Not only is it fun to read, it tells you a lot about what kind of game this is (in terms of how to approach solving or enjoying it), and makes a nod to counterfactuality–the game doesnt support jumping into the lake at this point, but it specifically knows it doesn’t support this (as opposed to generically knowing there is no exit to the west).
It even comments on the idea of wading out into the water in real life: of course I could, but under what circumstances would I actually? Maybe that’s not an important question, but a different refusal message might raise a different, more relevant question.
I’m not minimizing any additional labor for the author. It makes sense to write a choice game when the idea tends to paragraph and link presentation. But I think text contained in refusal messages is as inherently valuable as forward-moving narrative text connected by links. A player can get as much out of these messages as the author puts into them, just like any text in the game. Again, not to minimize the labor of writing them, or the fact that, generally being optional, a given player may read only a fraction of the text you write. Also not minimizing the tendency of objects to breed like rabbits with every sentence written–although I think tools could help make this less of a minefield (it would not be impossible to recognize nouns in your text and check for matching objects, for instance).
When we talk about refusal messages and facades like this, it makes me think of Bertolt Brecht’s distancing effect (Verfremdungseffekt)–the effect of certain techiniques intended to put the audience [of a play] in a state of mind suited to thoughtful consideration of the situation presented (as opposed to being caught up in the action).

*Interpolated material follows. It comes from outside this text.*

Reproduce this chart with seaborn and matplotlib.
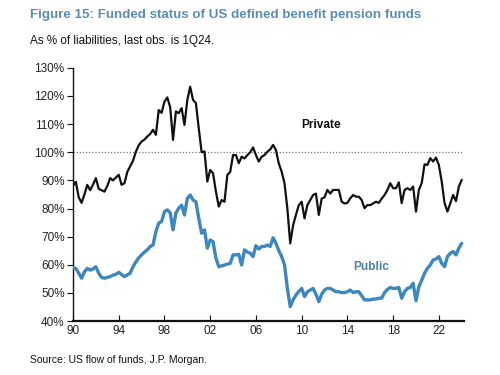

Maybe sometimes we assume that the goal in developing a game is to never let the facade drop, or for the player to never encounter anything unimplemented, but it doesn’t need to be. “Thoughtful consideration” sounds very appropriate for solving adventures, for instance, and adventures habitually use other distancing techniques as well, like humor and directly addressing the player. Presentation via text is itself distancing. Potentially, unimplemented objects just reinforce tendencies that already exist in the style. Or maybe the challenges of implementing the world for a parser game influenced Adventure itself to adopt a puzzle-heavy, humorous style.
Sorry for the essay
This reminds me of the instinct I had with Dr Morben’s Asylum. In some of the rooms there is a point to searching the bed, or the dresser (for example), in others there is not, but I put those search options in every room, because if it makes sense that you might check under the mattress in one room, why wouldn’t you do it in the next as well?